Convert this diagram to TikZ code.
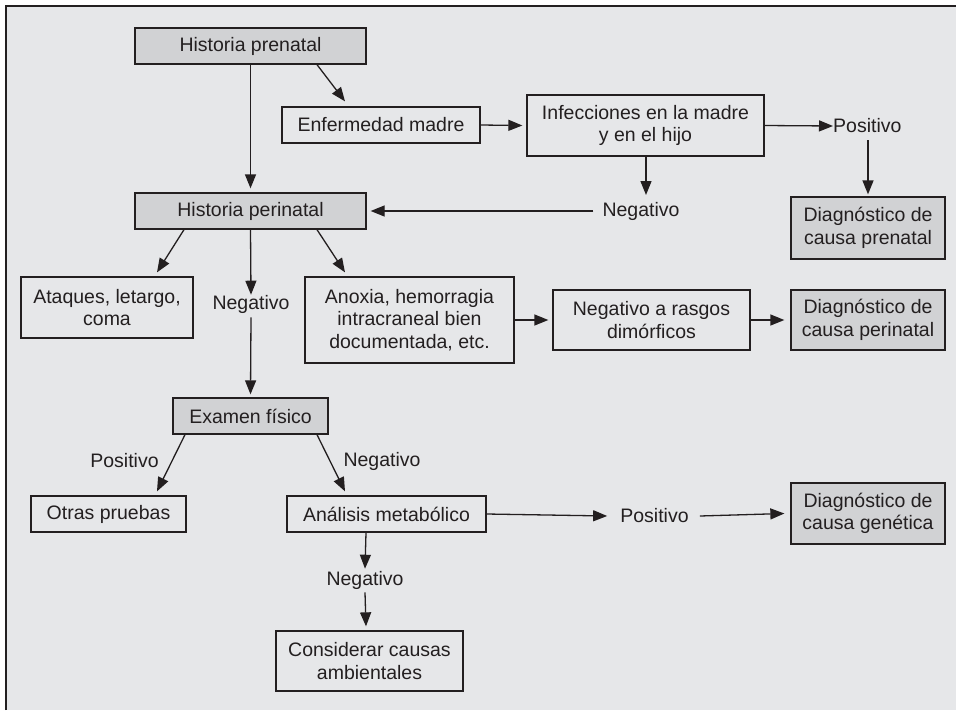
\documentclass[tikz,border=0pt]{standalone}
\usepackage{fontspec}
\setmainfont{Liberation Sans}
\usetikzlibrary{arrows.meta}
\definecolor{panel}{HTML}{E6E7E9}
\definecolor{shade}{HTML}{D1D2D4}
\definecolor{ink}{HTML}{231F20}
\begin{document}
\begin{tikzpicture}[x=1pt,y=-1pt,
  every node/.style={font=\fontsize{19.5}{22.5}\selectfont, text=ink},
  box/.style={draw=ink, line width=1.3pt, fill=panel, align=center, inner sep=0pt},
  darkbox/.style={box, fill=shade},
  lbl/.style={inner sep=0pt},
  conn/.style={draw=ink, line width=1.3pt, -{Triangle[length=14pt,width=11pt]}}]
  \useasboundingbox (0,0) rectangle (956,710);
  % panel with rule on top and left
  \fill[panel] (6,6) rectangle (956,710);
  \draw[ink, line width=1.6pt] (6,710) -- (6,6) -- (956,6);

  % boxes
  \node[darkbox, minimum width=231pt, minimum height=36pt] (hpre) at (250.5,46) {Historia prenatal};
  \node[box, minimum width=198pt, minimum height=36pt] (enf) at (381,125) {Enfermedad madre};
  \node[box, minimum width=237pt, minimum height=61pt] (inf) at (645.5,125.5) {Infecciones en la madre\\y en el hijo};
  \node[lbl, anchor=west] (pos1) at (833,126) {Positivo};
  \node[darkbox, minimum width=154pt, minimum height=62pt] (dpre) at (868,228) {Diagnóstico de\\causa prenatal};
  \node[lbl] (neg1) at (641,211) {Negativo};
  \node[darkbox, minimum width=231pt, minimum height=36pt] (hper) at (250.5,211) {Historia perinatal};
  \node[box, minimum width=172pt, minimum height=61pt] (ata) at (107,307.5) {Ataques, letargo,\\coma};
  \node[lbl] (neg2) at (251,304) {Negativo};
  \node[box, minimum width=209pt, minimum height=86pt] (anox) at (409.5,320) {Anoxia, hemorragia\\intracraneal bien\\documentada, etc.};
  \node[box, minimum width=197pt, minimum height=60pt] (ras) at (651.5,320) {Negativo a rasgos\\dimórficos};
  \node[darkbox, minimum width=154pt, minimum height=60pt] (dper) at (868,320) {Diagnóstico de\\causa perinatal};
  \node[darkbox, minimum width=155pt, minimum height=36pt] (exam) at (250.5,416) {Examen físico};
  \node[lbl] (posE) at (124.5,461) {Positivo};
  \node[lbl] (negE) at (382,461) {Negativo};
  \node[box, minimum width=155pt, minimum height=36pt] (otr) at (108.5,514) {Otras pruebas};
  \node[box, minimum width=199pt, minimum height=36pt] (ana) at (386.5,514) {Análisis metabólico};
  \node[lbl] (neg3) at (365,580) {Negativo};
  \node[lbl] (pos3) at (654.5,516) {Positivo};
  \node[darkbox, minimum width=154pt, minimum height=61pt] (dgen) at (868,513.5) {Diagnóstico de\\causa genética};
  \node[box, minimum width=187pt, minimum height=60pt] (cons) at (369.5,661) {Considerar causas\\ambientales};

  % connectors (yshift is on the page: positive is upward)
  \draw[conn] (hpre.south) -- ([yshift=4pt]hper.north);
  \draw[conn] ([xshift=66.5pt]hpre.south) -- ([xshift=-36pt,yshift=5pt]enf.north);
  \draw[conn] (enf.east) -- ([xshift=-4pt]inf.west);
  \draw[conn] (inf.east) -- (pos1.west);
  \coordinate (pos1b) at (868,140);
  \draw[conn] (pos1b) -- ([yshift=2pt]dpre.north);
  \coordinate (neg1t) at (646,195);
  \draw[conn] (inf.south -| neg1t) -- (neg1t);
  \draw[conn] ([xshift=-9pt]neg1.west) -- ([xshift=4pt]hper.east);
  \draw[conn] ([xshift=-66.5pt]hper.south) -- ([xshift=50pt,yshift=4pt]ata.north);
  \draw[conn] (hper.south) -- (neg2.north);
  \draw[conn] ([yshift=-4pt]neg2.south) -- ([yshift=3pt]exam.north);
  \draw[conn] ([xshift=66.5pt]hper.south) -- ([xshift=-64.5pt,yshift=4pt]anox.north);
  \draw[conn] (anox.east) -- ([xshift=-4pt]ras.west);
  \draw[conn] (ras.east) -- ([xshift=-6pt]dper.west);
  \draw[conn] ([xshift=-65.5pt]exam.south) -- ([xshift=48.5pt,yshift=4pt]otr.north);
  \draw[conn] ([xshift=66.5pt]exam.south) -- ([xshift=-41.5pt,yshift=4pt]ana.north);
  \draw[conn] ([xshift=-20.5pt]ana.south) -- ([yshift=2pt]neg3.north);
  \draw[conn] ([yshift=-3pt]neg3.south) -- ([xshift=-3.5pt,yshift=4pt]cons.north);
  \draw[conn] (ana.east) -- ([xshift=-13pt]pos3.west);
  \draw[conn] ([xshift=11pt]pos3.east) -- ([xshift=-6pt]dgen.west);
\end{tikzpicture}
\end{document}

Brief:
Reproduce all of the data exactly, omitting each picture it holds.

Answer to this task:
Convert this diagram to TikZ code.
\documentclass[tikz,border=0pt]{standalone}
\usepackage{fontspec}
\setmainfont{Liberation Sans}
\usetikzlibrary{arrows.meta}
\definecolor{panel}{HTML}{E6E7E9}
\definecolor{shade}{HTML}{D1D2D4}
\definecolor{ink}{HTML}{231F20}
\begin{document}
\begin{tikzpicture}[x=1pt,y=-1pt,
  every node/.style={font=\fontsize{19.5}{22.5}\selectfont, text=ink},
  box/.style={draw=ink, line width=1.3pt, fill=panel, align=center, inner sep=0pt},
  darkbox/.style={box, fill=shade},
  lbl/.style={inner sep=0pt},
  conn/.style={draw=ink, line width=1.3pt, -{Triangle[length=14pt,width=11pt]}}]
  \useasboundingbox (0,0) rectangle (956,710);
  % panel with rule on top and left
  \fill[panel] (6,6) rectangle (956,710);
  \draw[ink, line width=1.6pt] (6,710) -- (6,6) -- (956,6);

  % boxes
  \node[darkbox, minimum width=231pt, minimum height=36pt] (hpre) at (250.5,46) {Historia prenatal};
  \node[box, minimum width=198pt, minimum height=36pt] (enf) at (381,125) {Enfermedad madre};
  \node[box, minimum width=237pt, minimum height=61pt] (inf) at (645.5,125.5) {Infecciones en la madre\\y en el hijo};
  \node[lbl, anchor=west] (pos1) at (833,126) {Positivo};
  \node[darkbox, minimum width=154pt, minimum height=62pt] (dpre) at (868,228) {Diagnóstico de\\causa prenatal};
  \node[lbl] (neg1) at (641,211) {Negativo};
  \node[darkbox, minimum width=231pt, minimum height=36pt] (hper) at (250.5,211) {Historia perinatal};
  \node[box, minimum width=172pt, minimum height=61pt] (ata) at (107,307.5) {Ataques, letargo,\\coma};
  \node[lbl] (neg2) at (251,304) {Negativo};
  \node[box, minimum width=209pt, minimum height=86pt] (anox) at (409.5,320) {Anoxia, hemorragia\\intracraneal bien\\documentada, etc.};
  \node[box, minimum width=197pt, minimum height=60pt] (ras) at (651.5,320) {Negativo a rasgos\\dimórficos};
  \node[darkbox, minimum width=154pt, minimum height=60pt] (dper) at (868,320) {Diagnóstico de\\causa perinatal};
  \node[darkbox, minimum width=155pt, minimum height=36pt] (exam) at (250.5,416) {Examen físico};
  \node[lbl] (posE) at (124.5,461) {Positivo};
  \node[lbl] (negE) at (382,461) {Negativo};
  \node[box, minimum width=155pt, minimum height=36pt] (otr) at (108.5,514) {Otras pruebas};
  \node[box, minimum width=199pt, minimum height=36pt] (ana) at (386.5,514) {Análisis metabólico};
  \node[lbl] (neg3) at (365,580) {Negativo};
  \node[lbl] (pos3) at (654.5,516) {Positivo};
  \node[darkbox, minimum width=154pt, minimum height=61pt] (dgen) at (868,513.5) {Diagnóstico de\\causa genética};
  \node[box, minimum width=187pt, minimum height=60pt] (cons) at (369.5,661) {Considerar causas\\ambientales};

  % connectors (yshift is on the page: positive is upward)
  \draw[conn] (hpre.south) -- ([yshift=4pt]hper.north);
  \draw[conn] ([xshift=66.5pt]hpre.south) -- ([xshift=-36pt,yshift=5pt]enf.north);
  \draw[conn] (enf.east) -- ([xshift=-4pt]inf.west);
  \draw[conn] (inf.east) -- (pos1.west);
  \coordinate (pos1b) at (868,140);
  \draw[conn] (pos1b) -- ([yshift=2pt]dpre.north);
  \coordinate (neg1t) at (646,195);
  \draw[conn] (inf.south -| neg1t) -- (neg1t);
  \draw[conn] ([xshift=-9pt]neg1.west) -- ([xshift=4pt]hper.east);
  \draw[conn] ([xshift=-66.5pt]hper.south) -- ([xshift=50pt,yshift=4pt]ata.north);
  \draw[conn] (hper.south) -- (neg2.north);
  \draw[conn] ([yshift=-4pt]neg2.south) -- ([yshift=3pt]exam.north);
  \draw[conn] ([xshift=66.5pt]hper.south) -- ([xshift=-64.5pt,yshift=4pt]anox.north);
  \draw[conn] (anox.east) -- ([xshift=-4pt]ras.west);
  \draw[conn] (ras.east) -- ([xshift=-6pt]dper.west);
  \draw[conn] ([xshift=-65.5pt]exam.south) -- ([xshift=48.5pt,yshift=4pt]otr.north);
  \draw[conn] ([xshift=66.5pt]exam.south) -- ([xshift=-41.5pt,yshift=4pt]ana.north);
  \draw[conn] ([xshift=-20.5pt]ana.south) -- ([yshift=2pt]neg3.north);
  \draw[conn] ([yshift=-3pt]neg3.south) -- ([xshift=-3.5pt,yshift=4pt]cons.north);
  \draw[conn] (ana.east) -- ([xshift=-13pt]pos3.west);
  \draw[conn] ([xshift=11pt]pos3.east) -- ([xshift=-6pt]dgen.west);
\end{tikzpicture}
\end{document}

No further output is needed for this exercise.